Why is the time within which application for appeal may be made reduced from eight months to thirty days? Why is the hearing on an appeal given precedence over all other matters, except contests over the election of certain state officials? Why require such unusual promptness in the determination of the matter, if the decision is to hang in abeyance until the end of the term of court, or until it becomes "final" by some general rule or special order of the court? The terms of this Court are long. Such an appeal if heard on the first day of the term might be held in suspension for several months, if it is made to take the course of an ordinary order affirming or reversing a case here on appeal. It is very plain from the whole spirit of our legislation relating to contested questions of the right to public office that such a delay was abhorrent to the legislature, and that the spirit and purpose of this legislation is to bring such controversies to the earliest possible conclusion. It, therefore, conforms to the special and direct provisions of the removal law relating to the orders of the circuit court and to the whole spirit of our statute relating to contested rights to office, to construe affirmance by this Court of the trial court's order of removal as taking effect as of its date. Surely the legislature did not intend to remove all other impediments to a prompt settlement of such controversies, and then have all speed nullified by the somnolence of this one rule — to eliminate all obstacles to haste but one — to create a system of removal procedure apparently complete in itself, and yet in the end to have the final decision fall into the general routine of conventional orders of affirmance or reversal. *Page 226 
Furthermore, there seems to be statutory justification for this conclusion. The review here on appeal is not the ordinary or usual hearing of an appeal or writ of error. The statute (Code, 6-6-6) says:
    "* * * the court shall decide the matter in controversy, both as to the law and evidence, as may seem to it to be just and right, * * *."
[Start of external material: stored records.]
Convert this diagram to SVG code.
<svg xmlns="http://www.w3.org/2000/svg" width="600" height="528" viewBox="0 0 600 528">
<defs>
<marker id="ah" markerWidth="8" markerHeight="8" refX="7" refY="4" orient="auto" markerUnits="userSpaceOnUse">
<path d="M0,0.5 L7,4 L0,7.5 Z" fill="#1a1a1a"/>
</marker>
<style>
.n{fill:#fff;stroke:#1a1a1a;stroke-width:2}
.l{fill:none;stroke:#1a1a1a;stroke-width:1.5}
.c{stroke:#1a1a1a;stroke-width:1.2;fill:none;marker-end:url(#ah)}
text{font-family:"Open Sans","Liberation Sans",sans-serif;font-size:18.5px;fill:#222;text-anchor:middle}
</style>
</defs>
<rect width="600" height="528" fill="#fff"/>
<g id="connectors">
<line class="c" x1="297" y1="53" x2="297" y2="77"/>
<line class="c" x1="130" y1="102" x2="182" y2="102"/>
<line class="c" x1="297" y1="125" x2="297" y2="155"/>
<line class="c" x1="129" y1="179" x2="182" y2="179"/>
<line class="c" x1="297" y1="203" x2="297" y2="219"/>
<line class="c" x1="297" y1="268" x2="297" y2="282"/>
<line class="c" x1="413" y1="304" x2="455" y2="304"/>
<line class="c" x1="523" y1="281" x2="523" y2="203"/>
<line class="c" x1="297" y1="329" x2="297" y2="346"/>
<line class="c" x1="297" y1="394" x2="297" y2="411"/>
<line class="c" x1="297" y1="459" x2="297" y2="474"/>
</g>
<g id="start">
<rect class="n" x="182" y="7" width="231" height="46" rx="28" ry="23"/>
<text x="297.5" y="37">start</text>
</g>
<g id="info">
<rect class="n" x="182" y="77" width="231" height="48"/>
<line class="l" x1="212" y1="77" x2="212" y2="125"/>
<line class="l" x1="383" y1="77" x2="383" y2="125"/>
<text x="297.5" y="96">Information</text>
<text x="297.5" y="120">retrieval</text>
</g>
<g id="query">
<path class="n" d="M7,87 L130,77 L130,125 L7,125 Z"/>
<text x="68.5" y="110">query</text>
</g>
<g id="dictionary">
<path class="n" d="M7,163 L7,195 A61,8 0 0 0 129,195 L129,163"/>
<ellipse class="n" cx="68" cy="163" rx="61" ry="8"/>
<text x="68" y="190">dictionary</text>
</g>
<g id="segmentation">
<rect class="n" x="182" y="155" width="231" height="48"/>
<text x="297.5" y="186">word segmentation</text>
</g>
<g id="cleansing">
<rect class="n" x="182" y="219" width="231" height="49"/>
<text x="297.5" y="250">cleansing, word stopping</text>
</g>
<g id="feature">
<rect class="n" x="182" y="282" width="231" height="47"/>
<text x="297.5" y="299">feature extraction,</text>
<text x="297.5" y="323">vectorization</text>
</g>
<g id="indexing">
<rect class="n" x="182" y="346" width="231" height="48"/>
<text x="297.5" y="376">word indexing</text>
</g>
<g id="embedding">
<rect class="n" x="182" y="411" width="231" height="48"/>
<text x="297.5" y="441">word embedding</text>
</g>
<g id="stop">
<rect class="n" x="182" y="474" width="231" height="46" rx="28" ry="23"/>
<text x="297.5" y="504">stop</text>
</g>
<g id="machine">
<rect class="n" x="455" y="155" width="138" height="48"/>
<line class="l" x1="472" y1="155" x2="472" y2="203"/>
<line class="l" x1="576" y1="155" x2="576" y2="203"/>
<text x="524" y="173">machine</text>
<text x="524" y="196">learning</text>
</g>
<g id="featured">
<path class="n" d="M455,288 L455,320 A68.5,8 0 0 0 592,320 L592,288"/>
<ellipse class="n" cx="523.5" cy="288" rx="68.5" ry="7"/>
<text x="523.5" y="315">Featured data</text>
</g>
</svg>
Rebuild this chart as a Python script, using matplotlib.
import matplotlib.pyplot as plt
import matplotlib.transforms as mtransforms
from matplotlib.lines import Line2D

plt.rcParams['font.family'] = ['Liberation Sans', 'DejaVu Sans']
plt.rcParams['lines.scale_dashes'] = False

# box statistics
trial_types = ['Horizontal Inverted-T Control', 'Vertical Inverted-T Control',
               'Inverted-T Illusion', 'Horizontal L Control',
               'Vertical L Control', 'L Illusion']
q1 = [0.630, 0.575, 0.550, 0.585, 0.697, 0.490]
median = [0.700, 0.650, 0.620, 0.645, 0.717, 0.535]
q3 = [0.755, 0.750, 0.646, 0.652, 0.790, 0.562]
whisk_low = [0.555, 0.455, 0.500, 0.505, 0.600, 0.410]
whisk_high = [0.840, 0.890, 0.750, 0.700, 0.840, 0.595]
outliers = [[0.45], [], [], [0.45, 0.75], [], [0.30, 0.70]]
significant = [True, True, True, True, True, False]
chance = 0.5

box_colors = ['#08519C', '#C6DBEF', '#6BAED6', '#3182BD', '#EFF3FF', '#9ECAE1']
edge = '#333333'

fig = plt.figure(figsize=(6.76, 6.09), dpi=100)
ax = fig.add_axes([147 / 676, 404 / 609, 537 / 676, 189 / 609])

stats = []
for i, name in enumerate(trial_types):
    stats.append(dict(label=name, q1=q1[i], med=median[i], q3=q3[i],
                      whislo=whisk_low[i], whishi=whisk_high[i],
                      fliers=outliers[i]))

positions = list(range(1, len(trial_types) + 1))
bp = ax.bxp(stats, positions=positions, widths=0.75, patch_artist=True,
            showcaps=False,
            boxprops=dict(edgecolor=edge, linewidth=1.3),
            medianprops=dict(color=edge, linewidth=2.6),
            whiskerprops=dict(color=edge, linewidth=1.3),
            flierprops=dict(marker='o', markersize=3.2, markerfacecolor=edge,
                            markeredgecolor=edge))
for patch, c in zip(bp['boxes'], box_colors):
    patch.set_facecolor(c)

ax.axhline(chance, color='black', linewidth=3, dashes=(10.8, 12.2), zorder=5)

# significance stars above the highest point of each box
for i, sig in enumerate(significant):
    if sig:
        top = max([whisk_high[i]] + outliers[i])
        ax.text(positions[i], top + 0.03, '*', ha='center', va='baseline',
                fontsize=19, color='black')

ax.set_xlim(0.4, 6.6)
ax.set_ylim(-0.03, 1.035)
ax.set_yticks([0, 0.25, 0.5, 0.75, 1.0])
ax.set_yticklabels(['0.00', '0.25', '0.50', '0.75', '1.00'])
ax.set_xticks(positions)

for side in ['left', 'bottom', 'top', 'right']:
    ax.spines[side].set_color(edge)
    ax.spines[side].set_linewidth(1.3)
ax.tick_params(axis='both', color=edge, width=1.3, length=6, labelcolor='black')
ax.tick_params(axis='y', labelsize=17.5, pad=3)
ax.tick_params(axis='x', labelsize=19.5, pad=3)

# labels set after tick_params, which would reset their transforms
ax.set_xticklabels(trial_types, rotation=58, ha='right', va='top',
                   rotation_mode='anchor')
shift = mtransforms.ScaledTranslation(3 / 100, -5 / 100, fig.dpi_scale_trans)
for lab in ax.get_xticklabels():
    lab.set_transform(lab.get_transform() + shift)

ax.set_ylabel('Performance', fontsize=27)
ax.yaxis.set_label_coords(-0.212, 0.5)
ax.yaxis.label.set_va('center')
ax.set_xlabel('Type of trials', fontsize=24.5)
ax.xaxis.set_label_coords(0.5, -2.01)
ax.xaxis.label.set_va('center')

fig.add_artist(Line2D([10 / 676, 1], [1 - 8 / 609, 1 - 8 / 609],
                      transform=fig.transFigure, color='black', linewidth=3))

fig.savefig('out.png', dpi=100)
This is no review on error — no hearing on the law alone, but is actually a hearing de novo (on the original record, however). We hear the matter here exactly as the trial court, judge or governor heard it in the first instance. And our judgment is not a mere affirmance or reversal of the original order, but an independent and original judgment. The statute says:
    "* * * the court * * * may affirm the order of removal, or may permanently suspend, set aside and vacate such removal and restore such officer to his office, * * *."
We, therefore, by the very mandate of the statute itself, enter such order as we consider proper, precisely as we would do in an original jurisdiction case. Why, therefore, should not the order here take effect at such time as orders in original jurisdiction cases? Or, why should not our order on such a hearing, de novo, as it is, take effect in time precisely as would that of the court below?
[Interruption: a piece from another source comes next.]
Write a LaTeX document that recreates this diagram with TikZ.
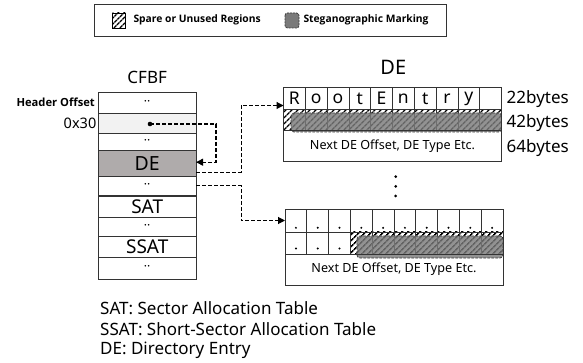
\documentclass[tikz,border=0pt]{standalone}
\usepackage{fontspec}
\setmainfont{Noto Sans}
\newfontfamily\boldsans{Open Sans}
\usetikzlibrary{arrows.meta,patterns.meta}
\definecolor{lightrow}{HTML}{F2F2F2}
\definecolor{derow}{HTML}{AFABAB}
\definecolor{markgray}{HTML}{7A7A7A}
\definecolor{markline}{HTML}{3A3A3A}
\definecolor{boxline}{HTML}{333333}
\begin{document}
\begin{tikzpicture}[x=1pt,y=-1pt,
  rowbox/.style={draw=boxline,line width=0.9pt,minimum width=97.7pt,inner sep=0pt,outer sep=0pt},
  cellbox/.style={draw=boxline,line width=0.8pt,minimum width=21.8pt,minimum height=22pt,inner sep=0pt,outer sep=0pt,font=\fontsize{17.5}{17.5}\selectfont},
  cellbox2/.style={draw=boxline,line width=0.8pt,minimum width=21.8pt,inner sep=0pt,outer sep=0pt},
  widebox/.style={draw=boxline,line width=0.9pt,minimum width=218pt,inner sep=0pt,outer sep=0pt,font=\fontsize{12.6}{12.6}\selectfont},
  conn/.style={draw=black,line width=1.1pt,dash pattern=on 4pt off 2pt,-{Triangle[length=7pt,width=7pt]}},
  hatch/.style={pattern={Lines[angle=45,distance=4pt,line width=1.6pt]}},
  marking/.style={fill=markgray,fill opacity=0.82,draw=markline,line width=0.8pt,dash pattern=on 2.5pt off 1.5pt,rounded corners=3pt},
  dotrow/.style={font=\fontsize{12}{12}\selectfont},
  bigtext/.style={font=\fontsize{19}{19}\selectfont},
  bytes/.style={anchor=west,font=\fontsize{17}{17}\selectfont,inner sep=0pt},
  note/.style={anchor=west,font=\fontsize{17}{17}\selectfont,inner sep=0pt},
  boldlabel/.style={font=\boldsans\bfseries\fontsize{10.3}{10.3}\selectfont,inner sep=0pt}
]
\useasboundingbox (0,0) rectangle (583,363);

% legend
\node[draw=boxline,line width=0.9pt,minimum width=352.5pt,minimum height=32pt,inner sep=0pt] (legend) at (270.3,20) {};
\draw[hatch,draw=black,line width=0.8pt] (112.5,13) rectangle (125.5,28);
\node[boldlabel,anchor=west] (legspare) at (133.3,20) {Spare or Unused Regions};
\draw[fill=markgray,draw=markline,line width=0.8pt,dash pattern=on 2pt off 1pt,rounded corners=2.5pt] (285,13) rectangle (299,28);
\node[boldlabel,anchor=west] (legsteg) at (303.3,20) {Steganographic Marking};

% CFBF column
\node[font=\fontsize{17}{17}\selectfont] (cfbftitle) at (147.2,77) {CFBF};
\node[rowbox,minimum height=21pt,dotrow] (r1) at (147.2,102.8) {··};
\node[rowbox,minimum height=20pt,fill=lightrow] (r2) at (147.2,123.3) {};
\node[rowbox,minimum height=17.4pt,dotrow] (r3) at (147.2,142) {··};
\node[rowbox,minimum height=26pt,fill=derow,font=\fontsize{19.5}{19.5}\selectfont] (r4) at (147.2,163.7) {DE};
\node[rowbox,minimum height=18.3pt,dotrow] (r5) at (147.2,185.9) {··};
\node[rowbox,minimum height=20.6pt,bigtext] (r6) at (147.2,207) {SAT};
\node[rowbox,minimum height=19.4pt,dotrow] (r7) at (147.2,227) {··};
\node[rowbox,minimum height=20.6pt,bigtext] (r8) at (147.2,247) {SSAT};
\node[rowbox,minimum height=21.7pt,dotrow] (r9) at (147.2,268.2) {··};
\node[boldlabel,anchor=east,font=\boldsans\bfseries\fontsize{11.2}{11.2}\selectfont] (hdr) at (95,102) {Header Offset};
\node[anchor=east,font=\fontsize{14.5}{14.5}\selectfont,inner sep=0pt] (off) at (96.5,123) {0x30};
\coordinate (ptr) at (150,124);
\fill (ptr) circle (2.3pt);

% DE box 1
\node[font=\fontsize{20}{20}\selectfont] (detitle) at (393.3,67) {DE};
\draw[hatch] (283.5,109.5) rectangle (501.5,130.5);
\foreach \i in {1,...,9} \draw[boxline,line width=0.8pt] (283.5+21.8*\i,109.5) -- (283.5+21.8*\i,130.5);
\foreach \i/\t in {1/R,2/o,3/o,4/t,5/E,6/n,7/t,8/r,9/y,10/{}}
  \node[cellbox] (k\i) at (283.5+21.8*\i-10.9,98.5) {\t};
\draw[marking] (291,113) rectangle (501.5,132);
\node[widebox,minimum height=31pt] (n1) at (392.5,146) {Next DE Offset, DE Type Etc.};
\draw[boxline,line width=0.9pt] (283.5,87.5) rectangle (501.5,161.5);
\node[bytes] (b22) at (506.5,99.3) {22bytes};
\node[bytes] (b42) at (506.5,122.7) {42bytes};
\node[bytes] (b64) at (506.5,148.3) {64bytes};

% vertical ellipsis
\foreach \y in {176.7,186.3,196} \fill (395.7,\y) circle (1.5pt);

% DE box 2
\draw[hatch] (350.4,232) rectangle (503,254);
\foreach \i in {4,...,9} \draw[boxline,line width=0.8pt] (285+21.8*\i,232) -- (285+21.8*\i,254);
\foreach \i in {1,...,10} {
  \node[cellbox2,minimum height=23pt] (m\i) at (285+21.8*\i-10.9,220.5) {};
  \fill (285+21.8*\i-10.9,227.8) circle (1.1pt);
}
\foreach \i in {1,2,3} {
  \node[cellbox2,minimum height=22pt] (p\i) at (285+21.8*\i-10.9,243) {};
  \fill (285+21.8*\i-10.9,248.5) circle (1.1pt);
}
\draw[marking] (357,236) rectangle (503,258);
\node[widebox,minimum height=31pt] (n2) at (394,269.5) {Next DE Offset, DE Type Etc.};
\draw[boxline,line width=0.9pt] (285,209) rectangle (503,285);

% connectors
\draw[conn] (ptr) -- ++(66,0) |- ([yshift=1.5pt]r4.east);
\draw[conn] ([yshift=-8.5pt]r4.east) -- ++(45,0) |- ([yshift=-7pt]k1.west);
\draw[conn] (r5.east) -- ++(45,0) |- (m1.west);

% notes
\node[note] (note1) at (100,308.3) {SAT: Sector Allocation Table};
\node[note] (note2) at (100,329.5) {SSAT: Short-Sector Allocation Table};
\node[note] (note3) at (100,350) {DE: Directory Entry};
\end{tikzpicture}
\end{document}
In my opinion the order of this Court, entered on March 15, 1941, affirming the circuit court's order removing Patrick H. Shields from the position of member of the Water Board of the City of Clarksburg became effective and final forthwith, and that there was immediately created a vacancy which the proper authorities could fill. Hence, Shields had no standing by which he could insist that he be permitted to remain in office longer, or to contest the filling of the vacancy which his removal had created.
Therefore, the writ here prayed for should be denied.